# AIM OF THE EXERCISE
Write out the material again exactly, please, and omit the pictures.

--- begin SUPPLIED MATERIAL ---

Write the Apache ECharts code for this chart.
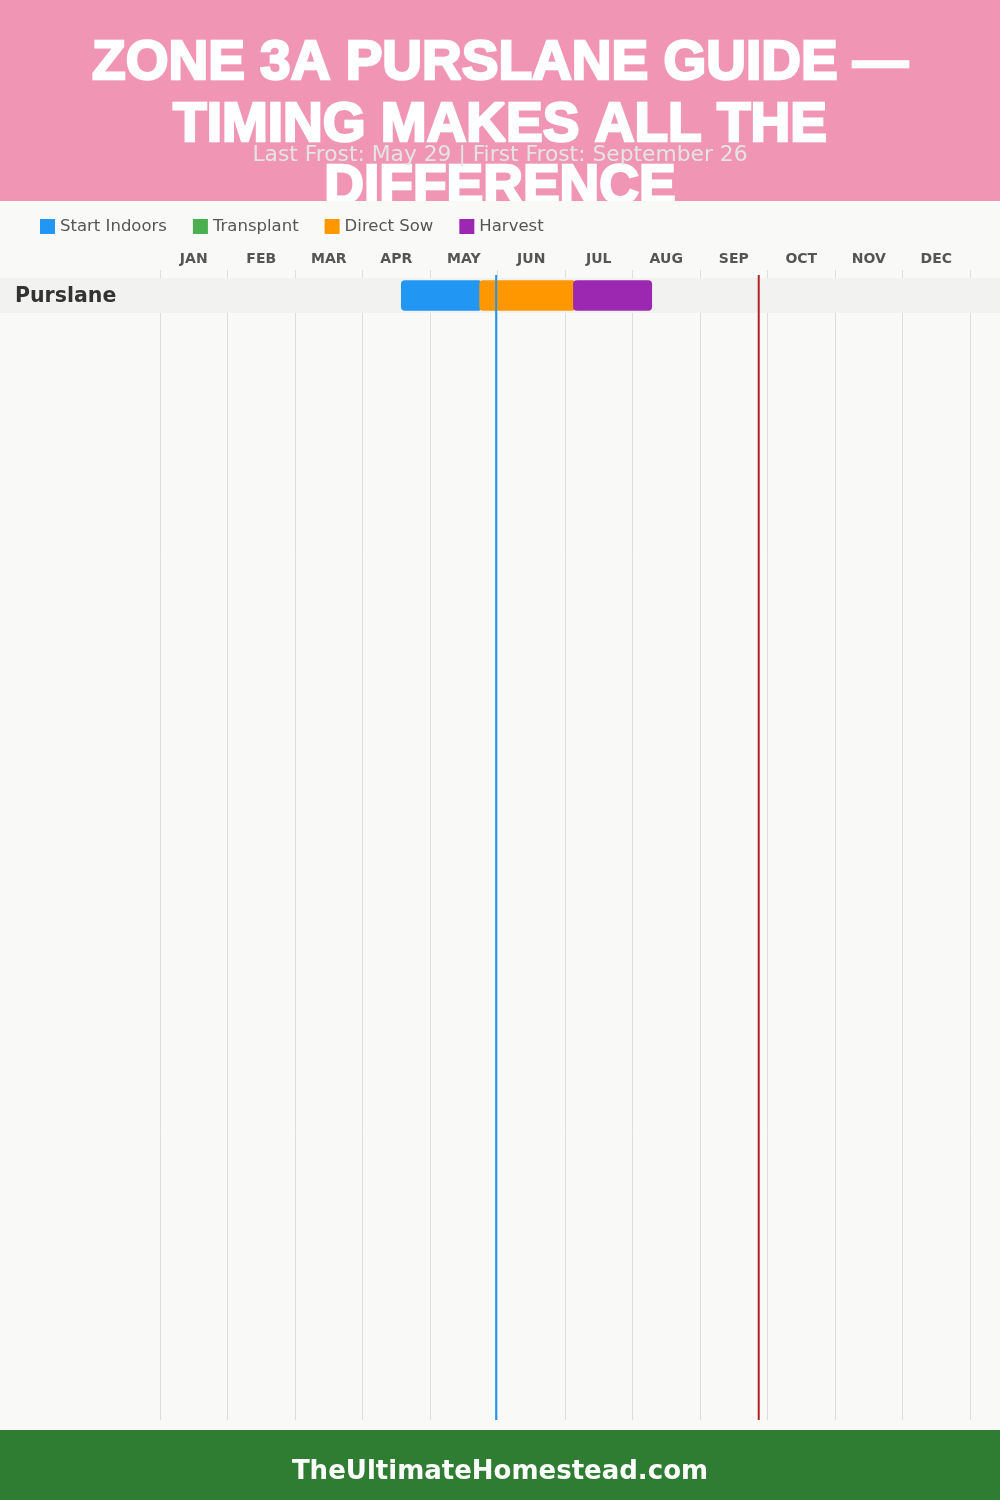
<!DOCTYPE html>
<html>
<head>
<meta charset="utf-8">
<script src="https://cdn.jsdelivr.net/npm/echarts@6/dist/echarts.min.js"></script>
<style>
  html, body { margin: 0; padding: 0; background: #f9f9f8; }
  #chart { width: 1000px; height: 1500px; }
</style>
</head>
<body>
<div id="chart"></div>
<script>
// ---- data ----
const months = ['JAN','FEB','MAR','APR','MAY','JUN','JUL','AUG','SEP','OCT','NOV','DEC'];
const crops = ['Purslane'];
const phaseNames = ['Start Indoors', 'Transplant', 'Direct Sow', 'Harvest'];
const phaseColors = ['#2196F3', '#4CAF50', '#FF9800', '#9C27B0'];
// [cropIndex, start, end] in month units (0 = Jan 1, 12 = Dec 31)
const startIndoors = [[0, 3.57, 4.77]];
const transplant = [];
const directSow = [[0, 4.73, 6.16]];
const harvest = [[0, 6.12, 7.29]];
const frostValues = [4.98, 8.87];           // Last frost (May 29), first frost (Sep 26)
const frostColors = ['#2196F3', '#B22222'];
const titleText = 'ZONE 3A PURSLANE GUIDE —\nTIMING MAKES ALL THE\nDIFFERENCE';
const subtitleText = 'Last Frost: May 29 | First Frost: September 26';
const footerText = 'TheUltimateHomestead.com';

const chart = echarts.init(document.getElementById('chart'), null, { renderer: 'canvas' });

function barRender(params, api) {
  const r = api.value(0);
  const s = api.coord([api.value(1), r]);
  const e = api.coord([api.value(2), r]);
  const top = api.coord([0, r])[1];
  const bottom = api.coord([0, r + 1])[1];
  const rowH = bottom - top;
  const barH = rowH * 0.87;
  return {
    type: 'rect',
    shape: { x: s[0], y: top + (rowH - barH) / 2, width: e[0] - s[0], height: barH, r: 4 },
    style: { fill: api.visual('color') }
  };
}

function bandRender(params, api) {
  const r = api.value(0);
  const top = api.coord([0, r])[1];
  const bottom = api.coord([0, r + 1])[1];
  return {
    type: 'group',
    children: [
      { type: 'rect', shape: { x: 0, y: top, width: api.getWidth(), height: bottom - top },
        style: { fill: '#f2f2f1' } },
      { type: 'text', x: 15, y: (top + bottom) / 2 + 1,
        style: { text: crops[r], fill: '#333333', font: 'bold 20.5px "DejaVu Sans"',
                 textVerticalAlign: 'middle', textAlign: 'left' } }
    ]
  };
}

function frostRender(params, api) {
  const v = api.value(0);
  const p0 = api.coord([v, -0.09]);
  const p1 = api.coord([v, 32.63]);
  return {
    type: 'line',
    shape: { x1: p0[0], y1: p0[1], x2: p1[0], y2: p1[1] },
    style: { stroke: frostColors[params.dataIndex], lineWidth: 2 }
  };
}

const phaseData = [startIndoors, transplant, directSow, harvest];

const option = {
  backgroundColor: '#f9f9f8',
  animation: false,
  color: phaseColors,
  legend: {
    left: 40, top: 218, padding: 0,
    itemWidth: 15, itemHeight: 15, itemGap: 26,
    icon: 'rect',
    data: phaseNames,
    textStyle: { color: '#555555', fontSize: 16.5, fontFamily: 'DejaVu Sans' },
    selectedMode: false
  },
  grid: { left: 160, right: 30, top: 270, bottom: 80 },
  xAxis: [
    { type: 'value', min: 0, max: 12, interval: 1, position: 'bottom',
      axisLabel: { show: false }, axisLine: { show: false }, axisTick: { show: false },
      splitLine: { show: true, lineStyle: { color: '#dddddd', width: 1 } } },
    { type: 'category', data: months, position: 'top', boundaryGap: true,
      axisLine: { show: false }, axisTick: { show: false }, splitLine: { show: false },
      axisLabel: { color: '#555555', fontSize: 14, fontWeight: 'bold', fontFamily: 'DejaVu Sans', margin: 4 } }
  ],
  yAxis: { type: 'value', inverse: true, min: -0.23, max: 32.63, show: false,
           splitLine: { show: false } },
  series: [
    { type: 'custom', name: 'rows', renderItem: bandRender, z: 1, silent: true,
      data: crops.map((c, i) => [i]), encode: { x: -1, y: 0 } },
    ...phaseNames.map((n, i) => ({
      type: 'custom', name: n, renderItem: barRender, z: 2,
      itemStyle: { color: phaseColors[i] },
      data: phaseData[i], encode: { x: [1, 2], y: 0 }
    })),
    { type: 'custom', name: 'frost', renderItem: frostRender, z: 3, silent: true,
      data: frostValues.map(v => [v]), encode: { x: 0 } }
  ],
  graphic: [
    { type: 'rect', shape: { x: 0, y: 0, width: 1000, height: 201 }, style: { fill: '#F096B4' }, z: 0 },
    { type: 'text', x: 500, y: 33, z: 1,
      style: { text: titleText, fill: '#ffffff', font: '900 55px "Liberation Sans"',
               lineHeight: 62, textAlign: 'center', textVerticalAlign: 'top',
               stroke: '#ffffff', lineWidth: 2.5 } },
    { type: 'rect', shape: { x: 0, y: 201, width: 1000, height: 15 }, style: { fill: '#f9f9f8' }, z: 2 },
    { type: 'text', x: 500, y: 155, z: 3,
      style: { text: subtitleText, fill: '#e4e4e4', font: '21.8px "DejaVu Sans"',
               textAlign: 'center', textVerticalAlign: 'middle' } },
    { type: 'rect', shape: { x: 0, y: 1430, width: 1000, height: 70 }, style: { fill: '#2E7D32' }, z: 0 },
    { type: 'text', x: 500, y: 1472, z: 1,
      style: { text: footerText, fill: '#ffffff', font: 'bold 26px "DejaVu Sans"',
               textAlign: 'center', textVerticalAlign: 'middle' } }
  ]
};
chart.setOption(option);
</script>
</body>
</html>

--- end SUPPLIED MATERIAL ---

# SOLUTION BELOW
Write the Apache ECharts code for this chart.
<!DOCTYPE html>
<html>
<head>
<meta charset="utf-8">
<script src="https://cdn.jsdelivr.net/npm/echarts@6/dist/echarts.min.js"></script>
<style>
  html, body { margin: 0; padding: 0; background: #f9f9f8; }
  #chart { width: 1000px; height: 1500px; }
</style>
</head>
<body>
<div id="chart"></div>
<script>
// ---- data ----
const months = ['JAN','FEB','MAR','APR','MAY','JUN','JUL','AUG','SEP','OCT','NOV','DEC'];
const crops = ['Purslane'];
const phaseNames = ['Start Indoors', 'Transplant', 'Direct Sow', 'Harvest'];
const phaseColors = ['#2196F3', '#4CAF50', '#FF9800', '#9C27B0'];
// [cropIndex, start, end] in month units (0 = Jan 1, 12 = Dec 31)
const startIndoors = [[0, 3.57, 4.77]];
const transplant = [];
const directSow = [[0, 4.73, 6.16]];
const harvest = [[0, 6.12, 7.29]];
const frostValues = [4.98, 8.87];           // Last frost (May 29), first frost (Sep 26)
const frostColors = ['#2196F3', '#B22222'];
const titleText = 'ZONE 3A PURSLANE GUIDE —\nTIMING MAKES ALL THE\nDIFFERENCE';
const subtitleText = 'Last Frost: May 29 | First Frost: September 26';
const footerText = 'TheUltimateHomestead.com';

const chart = echarts.init(document.getElementById('chart'), null, { renderer: 'canvas' });

function barRender(params, api) {
  const r = api.value(0);
  const s = api.coord([api.value(1), r]);
  const e = api.coord([api.value(2), r]);
  const top = api.coord([0, r])[1];
  const bottom = api.coord([0, r + 1])[1];
  const rowH = bottom - top;
  const barH = rowH * 0.87;
  return {
    type: 'rect',
    shape: { x: s[0], y: top + (rowH - barH) / 2, width: e[0] - s[0], height: barH, r: 4 },
    style: { fill: api.visual('color') }
  };
}

function bandRender(params, api) {
  const r = api.value(0);
  const top = api.coord([0, r])[1];
  const bottom = api.coord([0, r + 1])[1];
  return {
    type: 'group',
    children: [
      { type: 'rect', shape: { x: 0, y: top, width: api.getWidth(), height: bottom - top },
        style: { fill: '#f2f2f1' } },
      { type: 'text', x: 15, y: (top + bottom) / 2 + 1,
        style: { text: crops[r], fill: '#333333', font: 'bold 20.5px "DejaVu Sans"',
                 textVerticalAlign: 'middle', textAlign: 'left' } }
    ]
  };
}

function frostRender(params, api) {
  const v = api.value(0);
  const p0 = api.coord([v, -0.09]);
  const p1 = api.coord([v, 32.63]);
  return {
    type: 'line',
    shape: { x1: p0[0], y1: p0[1], x2: p1[0], y2: p1[1] },
    style: { stroke: frostColors[params.dataIndex], lineWidth: 2 }
  };
}

const phaseData = [startIndoors, transplant, directSow, harvest];

const option = {
  backgroundColor: '#f9f9f8',
  animation: false,
  color: phaseColors,
  legend: {
    left: 40, top: 218, padding: 0,
    itemWidth: 15, itemHeight: 15, itemGap: 26,
    icon: 'rect',
    data: phaseNames,
    textStyle: { color: '#555555', fontSize: 16.5, fontFamily: 'DejaVu Sans' },
    selectedMode: false
  },
  grid: { left: 160, right: 30, top: 270, bottom: 80 },
  xAxis: [
    { type: 'value', min: 0, max: 12, interval: 1, position: 'bottom',
      axisLabel: { show: false }, axisLine: { show: false }, axisTick: { show: false },
      splitLine: { show: true, lineStyle: { color: '#dddddd', width: 1 } } },
    { type: 'category', data: months, position: 'top', boundaryGap: true,
      axisLine: { show: false }, axisTick: { show: false }, splitLine: { show: false },
      axisLabel: { color: '#555555', fontSize: 14, fontWeight: 'bold', fontFamily: 'DejaVu Sans', margin: 4 } }
  ],
  yAxis: { type: 'value', inverse: true, min: -0.23, max: 32.63, show: false,
           splitLine: { show: false } },
  series: [
    { type: 'custom', name: 'rows', renderItem: bandRender, z: 1, silent: true,
      data: crops.map((c, i) => [i]), encode: { x: -1, y: 0 } },
    ...phaseNames.map((n, i) => ({
      type: 'custom', name: n, renderItem: barRender, z: 2,
      itemStyle: { color: phaseColors[i] },
      data: phaseData[i], encode: { x: [1, 2], y: 0 }
    })),
    { type: 'custom', name: 'frost', renderItem: frostRender, z: 3, silent: true,
      data: frostValues.map(v => [v]), encode: { x: 0 } }
  ],
  graphic: [
    { type: 'rect', shape: { x: 0, y: 0, width: 1000, height: 201 }, style: { fill: '#F096B4' }, z: 0 },
    { type: 'text', x: 500, y: 33, z: 1,
      style: { text: titleText, fill: '#ffffff', font: '900 55px "Liberation Sans"',
               lineHeight: 62, textAlign: 'center', textVerticalAlign: 'top',
               stroke: '#ffffff', lineWidth: 2.5 } },
    { type: 'rect', shape: { x: 0, y: 201, width: 1000, height: 15 }, style: { fill: '#f9f9f8' }, z: 2 },
    { type: 'text', x: 500, y: 155, z: 3,
      style: { text: subtitleText, fill: '#e4e4e4', font: '21.8px "DejaVu Sans"',
               textAlign: 'center', textVerticalAlign: 'middle' } },
    { type: 'rect', shape: { x: 0, y: 1430, width: 1000, height: 70 }, style: { fill: '#2E7D32' }, z: 0 },
    { type: 'text', x: 500, y: 1472, z: 1,
      style: { text: footerText, fill: '#ffffff', font: 'bold 26px "DejaVu Sans"',
               textAlign: 'center', textVerticalAlign: 'middle' } }
  ]
};
chart.setOption(option);
</script>
</body>
</html>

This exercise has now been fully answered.